→ WHAT IS ASKED: Will you output all of the data below exactly, omitting the images?

→ MATERIAL PROVIDED:
** start **

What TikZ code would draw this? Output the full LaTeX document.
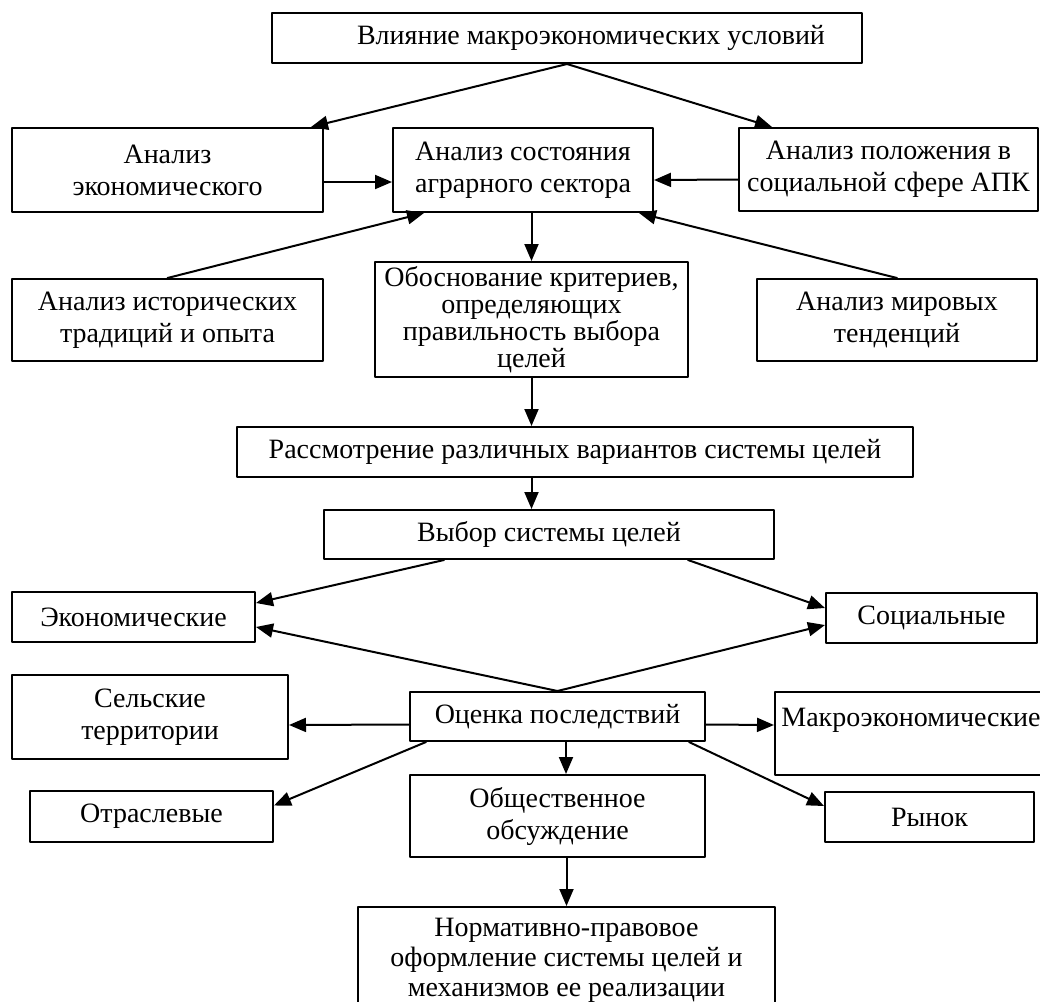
\documentclass[tikz,border=0pt]{standalone}
\usepackage{fontspec}
\setmainfont{Liberation Serif}
\usepackage{xcolor}
\usepackage{tikz}
\usetikzlibrary{shapes.geometric, arrows.meta}
\tikzstyle{box} = [draw, line width=1pt, align=center, inner sep=2pt, font=\fontsize{14}{16}\selectfont]
\tikzstyle{arrow} = [line width=1pt,-{Triangle[length=8.5pt,width=7pt]}]

\begin{document}
\begin{tikzpicture}[line cap=round,line join=round,x=0.5pt,y=-0.5pt]
    \useasboundingbox (0,0) rectangle (1040,1002);
    \node[box, minimum width=295pt, minimum height=25pt] (vlij) at (567,38) {\hspace*{24pt}Влияние макроэкономических условий};
    \node[box, minimum width=155.5pt, minimum height=42pt] (econ) at (167.5,170) {Анализ\\экономического};
    \node[box, minimum width=130pt, minimum height=42pt] (agr) at (523,170) {Анализ состояния\\аграрного сектора};
    \node[box, minimum width=149.5pt, minimum height=41.5pt] (soc) at (888.5,169.5) {Анализ положения в\\социальной сфере АПК};
    \node[box, minimum width=155.5pt, minimum height=41pt] (hist) at (167.5,320) {Анализ исторических\\традиций и опыта};
    \node[box, minimum width=156.5pt, minimum height=57.5pt, font=\fontsize{14}{13.5}\selectfont] (obosn) at (531.5,319.5) {Обоснование критериев,\\определяющих\\правильность выбора\\целей};
    \node[box, minimum width=140pt, minimum height=41pt] (mir) at (897,320) {Анализ мировых\\тенденций};
    \node[box, minimum width=338pt, minimum height=25pt] (rassm) at (575,452) {Рассмотрение различных вариантов системы целей};
    \node[box, minimum width=225pt, minimum height=24.5pt] (vybor) at (549,534.5) {Выбор системы целей};
    \node[box, minimum width=121.5pt, minimum height=25pt] (ekon) at (133.5,617) {Экономические};
    \node[box, minimum width=105.5pt, minimum height=25pt] (socz) at (931.5,618) {Социальные};
    \node[box, minimum width=138pt, minimum height=42pt] (selsk) at (150,717) {Сельские\\территории};
    \node[box, minimum width=147.5pt, minimum height=24.5pt] (ocenka) at (557.5,716.5) {Оценка последствий};
    \node[box, minimum width=136pt, minimum height=41.5pt] (makro) at (911,733.5) {Макроэкономические\\~};
    \node[box, minimum width=121.5pt, minimum height=25.5pt] (otrasl) at (151.5,816) {Отраслевые};
    \node[box, minimum width=104.5pt, minimum height=25pt] (rynok) at (929.5,817) {Рынок};
    \node[box, minimum width=147.5pt, minimum height=41pt] (obsch) at (557.5,816) {Общественное\\обсуждение};
    \node[box, minimum width=208.5pt, minimum height=53pt, font=\fontsize{14}{15}\selectfont] (norm) at (566.5,960) {Нормативно-правовое\\оформление системы целей и\\механизмов ее реализации};
    \draw[arrow] (vlij.south) -- ([xshift=-6.5pt]econ.north east);
    \draw[arrow] (vlij.south) -- ([xshift=17pt]soc.north west);
    \draw[arrow] ([yshift=-6pt]econ.east) -- ([yshift=-6pt]agr.west);
    \draw[arrow] ([yshift=-5pt]soc.west) -- ([yshift=-5pt]agr.east);
    \draw[arrow] (hist.north) -- ([xshift=16pt]agr.south west);
    \draw[arrow] (mir.north) -- ([xshift=-7.5pt]agr.south east);
    \draw[arrow] (agr.south -| obosn.north) -- (obosn.north);
    \draw[arrow] (obosn.south) -- (rassm.north -| obosn.south);
    \draw[arrow] (rassm.south -| obosn.south) -- (vybor.north -| obosn.south);
    \draw[arrow] ([xshift=60.5pt]vybor.south west) -- ([yshift=7pt]ekon.east);
    \draw[arrow] ([xshift=-43.5pt]vybor.south east) -- ([yshift=5pt]socz.west);
    \draw[arrow] (ocenka.north) -- ([yshift=-5pt]ekon.east);
    \draw[arrow] (ocenka.north) -- ([yshift=-3.5pt]socz.west);
    \draw[arrow] ([yshift=-4pt]ocenka.west) -- ([yshift=-4pt]selsk.east);
    \draw[arrow] ([yshift=-4pt]ocenka.east) -- ([yshift=4.25pt]makro.west);
    \draw[arrow] ([xshift=8.5pt]ocenka.south west) -- ([yshift=-8pt]otrasl.north east);
    \draw[arrow] ([xshift=-8.5pt]ocenka.south east) -- ([yshift=-7.5pt]rynok.north west);
    \draw[arrow] ([xshift=4.25pt]ocenka.south) -- ([xshift=4.25pt]obsch.north);
    \draw[arrow] (obsch.south -| norm.north) -- (norm.north);
\end{tikzpicture}
\end{document}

** end **

→ ANSWER TO THE TASK:
What TikZ code would draw this? Output the full LaTeX document.
\documentclass[tikz,border=0pt]{standalone}
\usepackage{fontspec}
\setmainfont{Liberation Serif}
\usepackage{xcolor}
\usepackage{tikz}
\usetikzlibrary{shapes.geometric, arrows.meta}
\tikzstyle{box} = [draw, line width=1pt, align=center, inner sep=2pt, font=\fontsize{14}{16}\selectfont]
\tikzstyle{arrow} = [line width=1pt,-{Triangle[length=8.5pt,width=7pt]}]

\begin{document}
\begin{tikzpicture}[line cap=round,line join=round,x=0.5pt,y=-0.5pt]
    \useasboundingbox (0,0) rectangle (1040,1002);
    \node[box, minimum width=295pt, minimum height=25pt] (vlij) at (567,38) {\hspace*{24pt}Влияние макроэкономических условий};
    \node[box, minimum width=155.5pt, minimum height=42pt] (econ) at (167.5,170) {Анализ\\экономического};
    \node[box, minimum width=130pt, minimum height=42pt] (agr) at (523,170) {Анализ состояния\\аграрного сектора};
    \node[box, minimum width=149.5pt, minimum height=41.5pt] (soc) at (888.5,169.5) {Анализ положения в\\социальной сфере АПК};
    \node[box, minimum width=155.5pt, minimum height=41pt] (hist) at (167.5,320) {Анализ исторических\\традиций и опыта};
    \node[box, minimum width=156.5pt, minimum height=57.5pt, font=\fontsize{14}{13.5}\selectfont] (obosn) at (531.5,319.5) {Обоснование критериев,\\определяющих\\правильность выбора\\целей};
    \node[box, minimum width=140pt, minimum height=41pt] (mir) at (897,320) {Анализ мировых\\тенденций};
    \node[box, minimum width=338pt, minimum height=25pt] (rassm) at (575,452) {Рассмотрение различных вариантов системы целей};
    \node[box, minimum width=225pt, minimum height=24.5pt] (vybor) at (549,534.5) {Выбор системы целей};
    \node[box, minimum width=121.5pt, minimum height=25pt] (ekon) at (133.5,617) {Экономические};
    \node[box, minimum width=105.5pt, minimum height=25pt] (socz) at (931.5,618) {Социальные};
    \node[box, minimum width=138pt, minimum height=42pt] (selsk) at (150,717) {Сельские\\территории};
    \node[box, minimum width=147.5pt, minimum height=24.5pt] (ocenka) at (557.5,716.5) {Оценка последствий};
    \node[box, minimum width=136pt, minimum height=41.5pt] (makro) at (911,733.5) {Макроэкономические\\~};
    \node[box, minimum width=121.5pt, minimum height=25.5pt] (otrasl) at (151.5,816) {Отраслевые};
    \node[box, minimum width=104.5pt, minimum height=25pt] (rynok) at (929.5,817) {Рынок};
    \node[box, minimum width=147.5pt, minimum height=41pt] (obsch) at (557.5,816) {Общественное\\обсуждение};
    \node[box, minimum width=208.5pt, minimum height=53pt, font=\fontsize{14}{15}\selectfont] (norm) at (566.5,960) {Нормативно-правовое\\оформление системы целей и\\механизмов ее реализации};
    \draw[arrow] (vlij.south) -- ([xshift=-6.5pt]econ.north east);
    \draw[arrow] (vlij.south) -- ([xshift=17pt]soc.north west);
    \draw[arrow] ([yshift=-6pt]econ.east) -- ([yshift=-6pt]agr.west);
    \draw[arrow] ([yshift=-5pt]soc.west) -- ([yshift=-5pt]agr.east);
    \draw[arrow] (hist.north) -- ([xshift=16pt]agr.south west);
    \draw[arrow] (mir.north) -- ([xshift=-7.5pt]agr.south east);
    \draw[arrow] (agr.south -| obosn.north) -- (obosn.north);
    \draw[arrow] (obosn.south) -- (rassm.north -| obosn.south);
    \draw[arrow] (rassm.south -| obosn.south) -- (vybor.north -| obosn.south);
    \draw[arrow] ([xshift=60.5pt]vybor.south west) -- ([yshift=7pt]ekon.east);
    \draw[arrow] ([xshift=-43.5pt]vybor.south east) -- ([yshift=5pt]socz.west);
    \draw[arrow] (ocenka.north) -- ([yshift=-5pt]ekon.east);
    \draw[arrow] (ocenka.north) -- ([yshift=-3.5pt]socz.west);
    \draw[arrow] ([yshift=-4pt]ocenka.west) -- ([yshift=-4pt]selsk.east);
    \draw[arrow] ([yshift=-4pt]ocenka.east) -- ([yshift=4.25pt]makro.west);
    \draw[arrow] ([xshift=8.5pt]ocenka.south west) -- ([yshift=-8pt]otrasl.north east);
    \draw[arrow] ([xshift=-8.5pt]ocenka.south east) -- ([yshift=-7.5pt]rynok.north west);
    \draw[arrow] ([xshift=4.25pt]ocenka.south) -- ([xshift=4.25pt]obsch.north);
    \draw[arrow] (obsch.south -| norm.north) -- (norm.north);
\end{tikzpicture}
\end{document}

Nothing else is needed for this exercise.